La primera vez que vi ese edificio estaba sola. Era la época en la que todavía consideraba con alguna seriedad dedicarme a la investigación en bioquímica (aunque ya dudaba, claro), y mi profesora de lengua de entonces me había mandado hacer un informe que incluía pasar por una dependencia del CONICET a hacer algunas preguntas. En plena búsqueda de dicho lugar, encarada con datos muy vagos y mal anotados, cruzando mucho de vereda a vereda, vi de golpe en la vereda de enfrente, como una aparición, levantarse ante mí la Casa de los Lirios. Me quedé completamente estupefacta, parada en el medio de la vereda, mirándola. No sabría decir cuánto tiempo estuve ahí, extática, deplorando mi falta de cámara fotográfica. Traté de memorizar la dirección antes de seguir con mi recorrido. Pero ya se sabe que de mi memoria no se puede esperar tanto. Apenas fijé que el edificio quedaba entre Congreso y Once, en alguna parte, y que era casi imposible verlo si se miraba para la planta baja.

Pasé infinidad de veces por la puerta buscándolo, sin volverlo a encontrar. Me llevó varios años verlo de nuevo. Fue el viejo melenudo el que me encontró a mí, me llamó, me dijo acá estoy, una noche en la que necesitaba un buen motivo para parar de llorar como una desaforada.

Aquella noche en la que, por última vez, M. me dijo que no, y yo me juré nunca volver a avanzar a un hombre. Habíamos salido del café Tortoni, él un tanto incómodo, yo completamente destruida, y ante la cuestión de cómo volver a mi casa (no consigo recordar por qué él no fue a la suya, aunque probablemente fuera para no dejarme sola en ese estado) decidimos caminar, al menos por un rato. En realidad, lo decidí yo, que necesitaba algo de aire para calmarme.

Cuando llegamos a la puerta del edificio en cuestión, algo en las hojas retorcidas de la puerta de calle me susurró al oído: heme aquí, todavía estoy si querés verme. Tomé a M., que no entendía nada, de la mano y lo hice cruzar Rivadavia por el medio, para quedarme mirando por segunda vez al viejo mezclar sus cabellos con el aire de otro tiempo agotado hace mucho.

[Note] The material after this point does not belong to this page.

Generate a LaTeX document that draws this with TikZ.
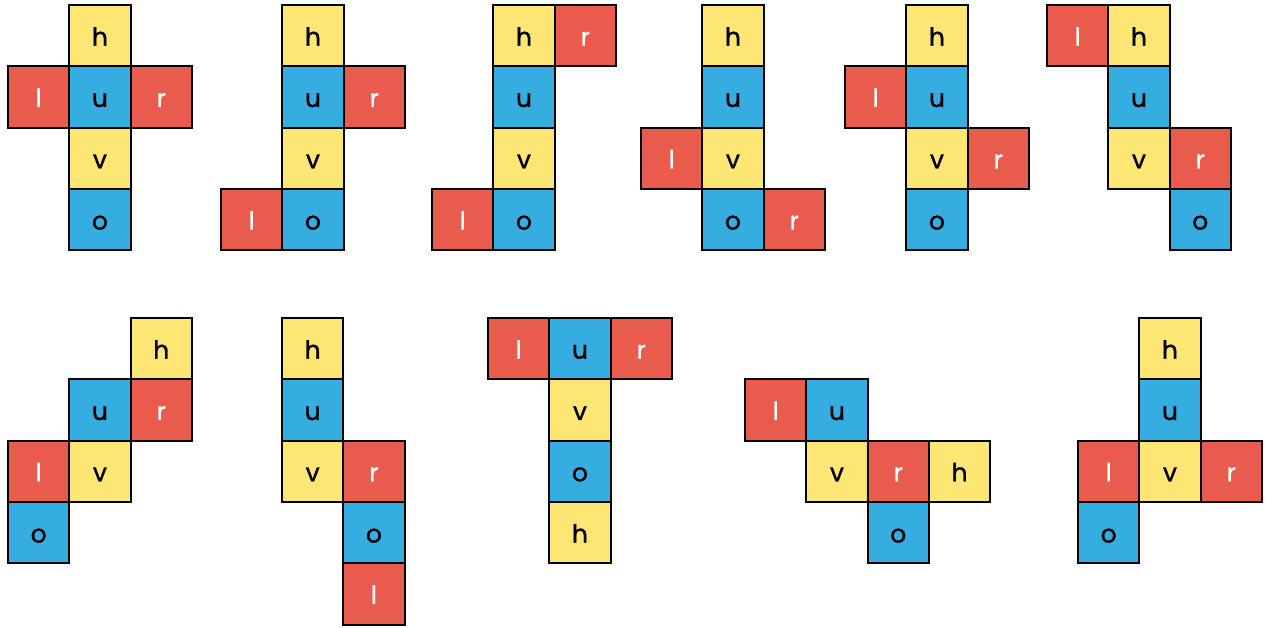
\documentclass[tikz,border=0pt]{standalone}
\usepackage{fontspec}
\setmainfont{Poppins}
\newfontfamily\cellfont[FakeBold=1.2,Scale=1.25]{Poppins}
\definecolor{cy}{HTML}{FDE674}
\definecolor{cb}{HTML}{36ADE0}
\definecolor{cr}{HTML}{E95B4D}
\tikzset{
  cell/.style={draw=black, line width=2pt, minimum size=61.3pt, inner sep=0pt,
    text height=20pt, text depth=0pt, font=\fontsize{20}{20}\cellfont},
  Y/.style={cell, fill=cy, text=black},
  B/.style={cell, fill=cb, text=black},
  R/.style={cell, fill=cr, text=white},
}
\newcommand{\cellat}[6]{%
  \node[#4] (#1) at ({61.3*(#2+0.5)},{61.3*(#3+0.5)}) {#5};}
\begin{document}
\begin{tikzpicture}[x=1pt,y=-1pt]
\useasboundingbox (0,0) rectangle (1268,627);
% net 1
\begin{scope}[shift={(8,5)}]
\cellat{a1h}{1}{0}{Y}{h}{}
\cellat{a1l}{0}{1}{R}{l}{}
\cellat{a1u}{1}{1}{B}{u}{}
\cellat{a1r}{2}{1}{R}{r}{}
\cellat{a1v}{1}{2}{Y}{v}{}
\cellat{a1o}{1}{3}{B}{o}{}
\end{scope}
% net 2
\begin{scope}[shift={(221,5)}]
\cellat{a2h}{1}{0}{Y}{h}{}
\cellat{a2u}{1}{1}{B}{u}{}
\cellat{a2r}{2}{1}{R}{r}{}
\cellat{a2v}{1}{2}{Y}{v}{}
\cellat{a2l}{0}{3}{R}{l}{}
\cellat{a2o}{1}{3}{B}{o}{}
\end{scope}
% net 3
\begin{scope}[shift={(432,5)}]
\cellat{a3h}{1}{0}{Y}{h}{}
\cellat{a3r}{2}{0}{R}{r}{}
\cellat{a3u}{1}{1}{B}{u}{}
\cellat{a3v}{1}{2}{Y}{v}{}
\cellat{a3l}{0}{3}{R}{l}{}
\cellat{a3o}{1}{3}{B}{o}{}
\end{scope}
% net 4
\begin{scope}[shift={(641,5)}]
\cellat{a4h}{1}{0}{Y}{h}{}
\cellat{a4u}{1}{1}{B}{u}{}
\cellat{a4l}{0}{2}{R}{l}{}
\cellat{a4v}{1}{2}{Y}{v}{}
\cellat{a4o}{1}{3}{B}{o}{}
\cellat{a4r}{2}{3}{R}{r}{}
\end{scope}
% net 5
\begin{scope}[shift={(845,5)}]
\cellat{a5h}{1}{0}{Y}{h}{}
\cellat{a5l}{0}{1}{R}{l}{}
\cellat{a5u}{1}{1}{B}{u}{}
\cellat{a5v}{1}{2}{Y}{v}{}
\cellat{a5r}{2}{2}{R}{r}{}
\cellat{a5o}{1}{3}{B}{o}{}
\end{scope}
% net 6
\begin{scope}[shift={(1047,5)}]
\cellat{a6l}{0}{0}{R}{l}{}
\cellat{a6h}{1}{0}{Y}{h}{}
\cellat{a6u}{1}{1}{B}{u}{}
\cellat{a6v}{1}{2}{Y}{v}{}
\cellat{a6r}{2}{2}{R}{r}{}
\cellat{a6o}{2}{3}{B}{o}{}
\end{scope}
% net 7
\begin{scope}[shift={(8,318)}]
\cellat{a7h}{2}{0}{Y}{h}{}
\cellat{a7u}{1}{1}{B}{u}{}
\cellat{a7r}{2}{1}{R}{r}{}
\cellat{a7l}{0}{2}{R}{l}{}
\cellat{a7v}{1}{2}{Y}{v}{}
\cellat{a7o}{0}{3}{B}{o}{}
\end{scope}
% net 8
\begin{scope}[shift={(282,318)}]
\cellat{a8h}{0}{0}{Y}{h}{}
\cellat{a8u}{0}{1}{B}{u}{}
\cellat{a8v}{0}{2}{Y}{v}{}
\cellat{a8r}{1}{2}{R}{r}{}
\cellat{a8o}{1}{3}{B}{o}{}
\cellat{a8l}{1}{4}{R}{l}{}
\end{scope}
% net 9
\begin{scope}[shift={(488,318)}]
\cellat{a9l}{0}{0}{R}{l}{}
\cellat{a9u}{1}{0}{B}{u}{}
\cellat{a9r}{2}{0}{R}{r}{}
\cellat{a9v}{1}{1}{Y}{v}{}
\cellat{a9o}{1}{2}{B}{o}{}
\cellat{a9h}{1}{3}{Y}{h}{}
\end{scope}
% net 10
\begin{scope}[shift={(745,318)}]
\cellat{a10l}{0}{1}{R}{l}{}
\cellat{a10u}{1}{1}{B}{u}{}
\cellat{a10v}{1}{2}{Y}{v}{}
\cellat{a10r}{2}{2}{R}{r}{}
\cellat{a10h}{3}{2}{Y}{h}{}
\cellat{a10o}{2}{3}{B}{o}{}
\end{scope}
% net 11
\begin{scope}[shift={(1078,318)}]
\cellat{a11h}{1}{0}{Y}{h}{}
\cellat{a11u}{1}{1}{B}{u}{}
\cellat{a11l}{0}{2}{R}{l}{}
\cellat{a11v}{1}{2}{Y}{v}{}
\cellat{a11r}{2}{2}{R}{r}{}
\cellat{a11o}{0}{3}{B}{o}{}
\end{scope}
\end{tikzpicture}
\end{document}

Por mucho, mucho tiempo la Casa de los Lirios, ubicada ya definitivamente en mis mapas mentales, me narró esa historia de fracaso amoroso rotundo.Algo de todo eso ha de quedarle, sospecho. Por lo pronto el viejo parece todavía tener algo que decirle a mi desilusión.

El viejo de yeso sigue silbando su tonada inaudible desde arriba de la Casa de los Lirios, sigue mirando hacia vaya uno a saber dónde como hace un siglo, como hace un año, cuando saqué la foto espantosa que ahora cualquiera ve en Google Earth, como hace cinco, aquella noche triste, y sigue intentando decirme algo que no entiendo, algo que se me antoja de fundamental importancia, algún secreto de habitaciones viejas con techos altos que soy incapaz de escuchar.